Two-thirds of all refugees worldwide come from just five countries: Syria, Afghanistan, South Sudan, Myanmar and Somalia.

Who is an internally displaced person?

An internally displaced person, or IDP, is someone who has been forced to flee their home but never cross an international border. These individuals seek safety anywhere they can find it—in nearby towns, schools, settlements, internal camps, even forests and fields. IDPs, which include people displaced by internal strife and natural disasters, are the largest group that UNHCR assists. Unlike refugees, IDPs are not protected by international law or eligible to receive many types of aid because they are legally under the protection of their own government.

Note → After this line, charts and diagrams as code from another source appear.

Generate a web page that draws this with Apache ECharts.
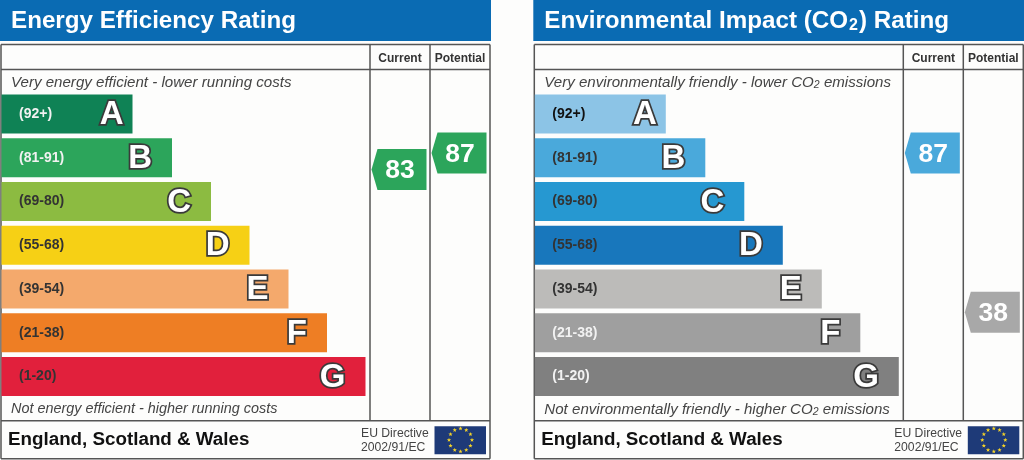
<!DOCTYPE html>
<html><head><meta charset="utf-8">
<style>html,body{margin:0;padding:0;background:#fdfdfc}#c{width:1024px;height:460px}</style>
<script src="https://cdn.jsdelivr.net/npm/echarts@6/dist/echarts.min.js"></script>
</head><body><div id="c"></div>
<script>
const letters = ['A','B','C','D','E','F','G'];
const ranges = ['(92+)','(81-91)','(69-80)','(55-68)','(39-54)','(21-38)','(1-20)'];
const columns = ['Current','Potential'];
const bandLengths = [131,170.5,209.5,248,287,325.5,364];
const energyColors = ['#0f8255','#2ca55b','#8cbb41','#f6d015','#f4a96c','#ee7e24','#e1203c'];
const co2Colors = ['#8cc4e6','#4aa9db','#2698d1','#1877bc','#bcbbb9','#9f9f9f','#808080'];
const energyRangeColors = ['#f2f2f2','#f2f2f2','#333','#333','#333','#333','#333'];
const co2RangeColors = ['#111','#333','#333','#333','#333','#f2f2f2','#f2f2f2'];
const energyRatings = [['Current',83,1.77,'#2ca55b'],['Potential',87,1.39,'#2ca55b']];
const co2Ratings = [['Current',87,1.39,'#4aa9db'],['Potential',38,5.03,'#a8a8a8']];
const FONT = '"Liberation Sans", Arial, sans-serif';
const LINE = '#555';
const chart = echarts.init(document.getElementById('c'));
const grid=[],xAxis=[],yAxis=[],series=[],graphic=[];

function line(x1,y1,x2,y2,w){graphic.push({type:'line',z:1,shape:{x1,y1,x2,y2},style:{stroke:LINE,lineWidth:w||1.5}});}
function text(x,y,t,font,fill,rich,align){graphic.push({type:'text',z:3,x,y,style:{text:t,font,fill,rich,verticalAlign:'middle',align:align||'left'}});}

function panel(ox,headW,titleRich,topText,bottomText,bottomSize,colors,rangeColors,ratings){
  const idx=grid.length;
  graphic.push({type:'rect',z:1,shape:{x:ox,y:0,width:headW,height:41},style:{fill:'#0a6bb3'}});
  text(ox+11,21,titleRich,'bold 24.2px '+FONT,'#fff',{
    a:{font:'bold 24.2px '+FONT,fill:'#fff',verticalAlign:'middle'},
    s:{font:'bold 16px '+FONT,fill:'#fff',padding:[9,1,0,1]}});
  // frame
  const L=ox+1,R=ox+490;
  line(L,44.5,R,44.5); line(L,69.5,R,69.5); line(L,420.7,R,420.7); line(L,458.7,R,458.7);
  line(L,44.5,L,458.7); line(R,44.5,R,458.7);
  line(ox+370,44.5,ox+370,420.7); line(ox+430,44.5,ox+430,420.7);
  const rich={a:{font:'italic 15.1px '+FONT,fill:'#444'},s:{font:'italic 10.5px '+FONT,fill:'#444',padding:[6,0,0,0]}};
  text(ox+11,82.3,topText,'italic 15.1px '+FONT,'#444',rich);
  text(ox+11,409.3,bottomText,'italic '+bottomSize+'px '+FONT,'#444',rich);
  text(ox+8,440,'England, Scotland & Wales','bold 18.8px '+FONT,'#111');
  text(ox+361,433.5,'EU Directive','12.2px '+FONT,'#444');
  text(ox+361,447.5,'2002/91/EC','12.2px '+FONT,'#444');
  // flag
  const fx=ox+460.5,fy=440;
  graphic.push({type:'rect',z:2,shape:{x:ox+434.5,y:426.3,width:51.5,height:28},style:{fill:'#1e3a78'}});
  for(let k=0;k<12;k++){
    const a=k*Math.PI/6, cx=fx+11.5*Math.sin(a), cy=fy-11.5*Math.cos(a), pts=[];
    for(let j=0;j<10;j++){const r=j%2?0.95:2.3,b=j*Math.PI/5;pts.push([cx+r*Math.sin(b),cy-r*Math.cos(b)]);}
    graphic.push({type:'polygon',z:3,shape:{points:pts},style:{fill:'#f5d327'}});
  }
  // band chart
  grid.push({left:ox+1.5,top:92.2,width:369,height:306.1});
  xAxis.push({gridIndex:idx,type:'value',min:0,max:369,show:false});
  yAxis.push({gridIndex:idx,type:'category',inverse:true,data:ranges,z:6,
    axisLine:{show:false},axisTick:{show:false},splitLine:{show:false},
    axisLabel:{inside:true,margin:17.5,fontFamily:FONT,fontSize:14,fontWeight:'bold',
      color:(v,i)=>rangeColors[i]}});
  series.push({type:'bar',xAxisIndex:idx,yAxisIndex:idx,barWidth:39,silent:true,
    data:bandLengths.map((v,i)=>({value:v,itemStyle:{color:colors[i]},
      label:{show:true,position:'insideRight',distance:i===0?9:20,formatter:letters[i],offset:[0,1],
        fontFamily:FONT,fontSize:33,fontWeight:'bold',color:'#fff',
        textBorderColor:'#3a3a3a',textBorderWidth:3.5}}))});
  // rating columns
  grid.push({left:ox+370,top:92.2,width:120,height:306.1});
  xAxis.push({gridIndex:idx+1,type:'category',position:'top',data:columns,
    axisLine:{show:false},axisTick:{show:false},
    axisLabel:{margin:28,fontFamily:FONT,fontSize:12,fontWeight:'bold',color:'#333',interval:0}});
  yAxis.push({gridIndex:idx+1,type:'value',inverse:true,min:0,max:7,show:false});
  series.push({type:'scatter',xAxisIndex:idx+1,yAxisIndex:idx+1,silent:true,z:4,
    symbol:'path://M6 0H55V41H6L0 20.5Z',symbolSize:[55,41],symbolOffset:[-1,0],
    data:ratings.map(r=>({value:[r[0],r[2]],itemStyle:{color:r[3],opacity:1},
      label:{show:true,position:'inside',offset:[1,1.5],formatter:String(r[1]),fontFamily:FONT,
        fontSize:26.5,fontWeight:'bold',color:'#fff'}}))});
}

panel(0,491,'Energy Efficiency Rating','Very energy efficient - lower running costs','Not energy efficient - higher running costs',14.4,
  energyColors,energyRangeColors,energyRatings);
panel(533.3,491,'{a|Environmental Impact (CO}{s|2}{a|) Rating}',
  '{a|Very environmentally friendly - lower CO}{s|2}{a| emissions}',
  '{a|Not environmentally friendly - higher CO}{s|2}{a| emissions}',15.1,
  co2Colors,co2RangeColors,co2Ratings);

chart.setOption({animation:false,backgroundColor:'#fdfdfc',grid,xAxis,yAxis,series,graphic:{elements:graphic}});
</script></body></html>
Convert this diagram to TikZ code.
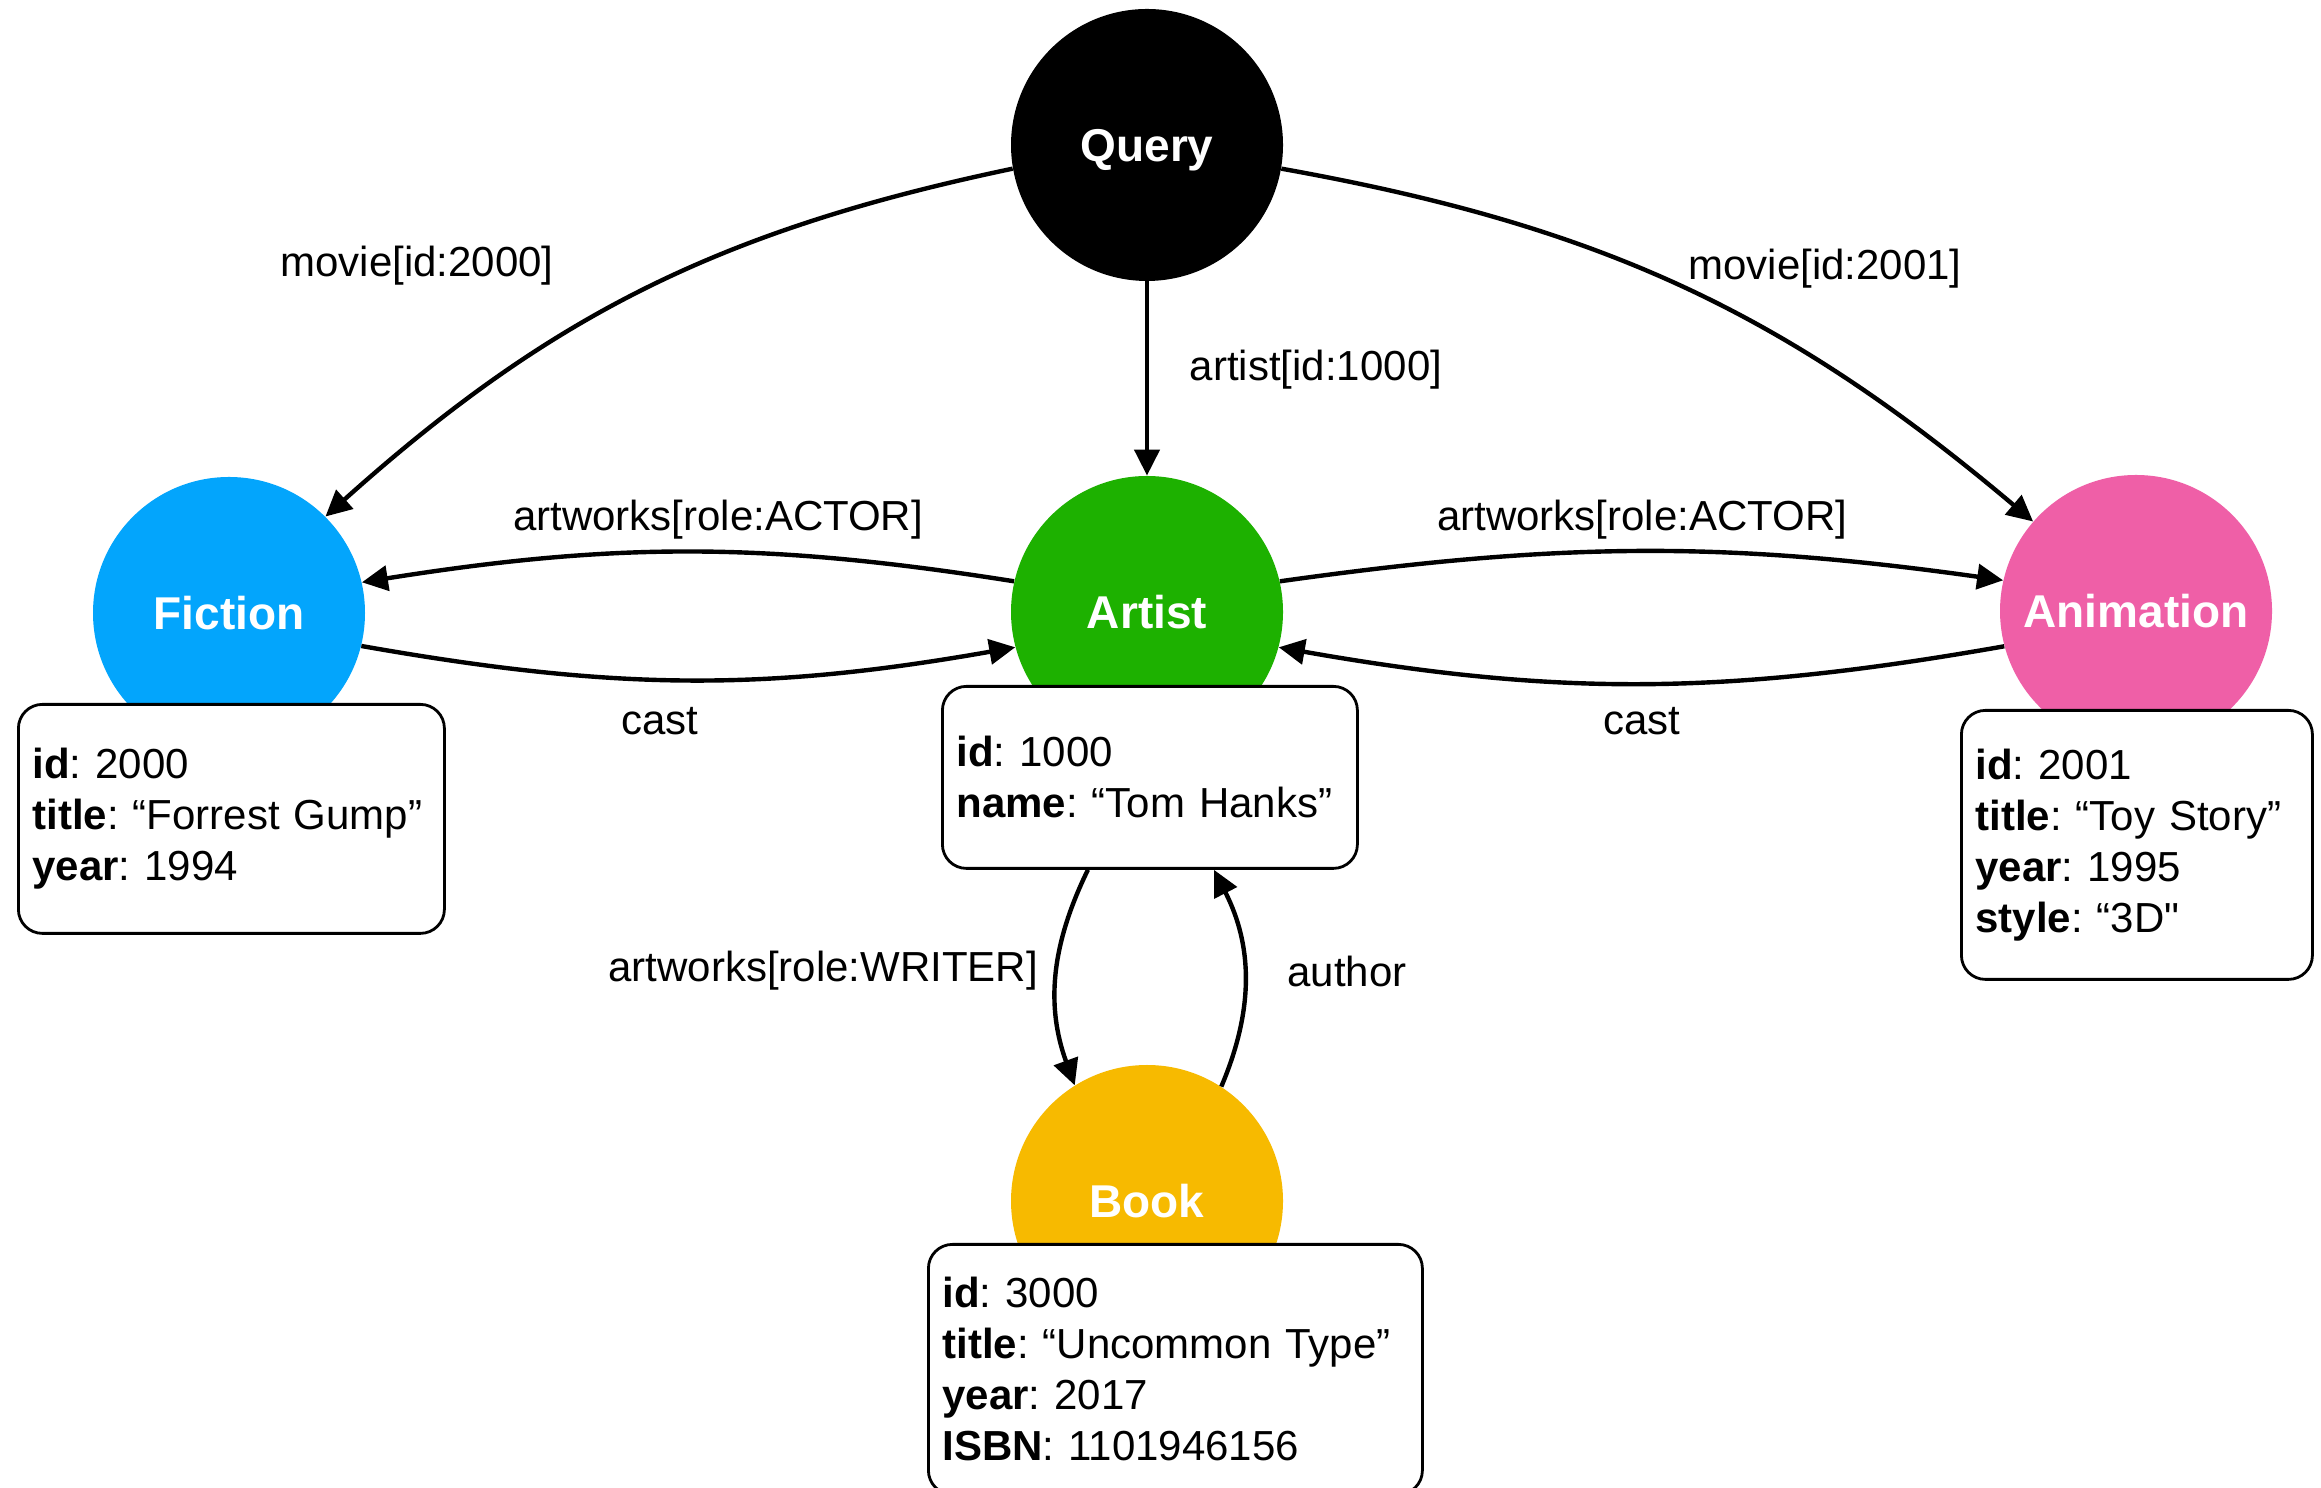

Countries with some the largest internally displaced populations are Colombia, Syria, Democratic Republic of the Congo and Somalia.

40m People are internally displaced around the world

Who is a stateless person?

A stateless person is someone who is not a citizen of any country. Citizenship is the legal bond between a government and an individual, and allows for certain political, economic, social and other rights of the individual, as well as the responsibilities of both government and citizen. A person can become stateless due to a variety of reasons, including sovereign, legal, technical or administrative decisions or oversights. The Universal Declaration of Human Rights underlines that “Everyone has the right to a nationality.”

10m People around the world are stateless or at risk of statelessness

Who is an asylum seeker?

When people flee their own country and seek sanctuary in another country, they apply for asylum – the right to be recognized as a refugee and receive legal protection and material assistance. An asylum seeker must demonstrate that his or her fear of persecution in his or her home country is well-founded.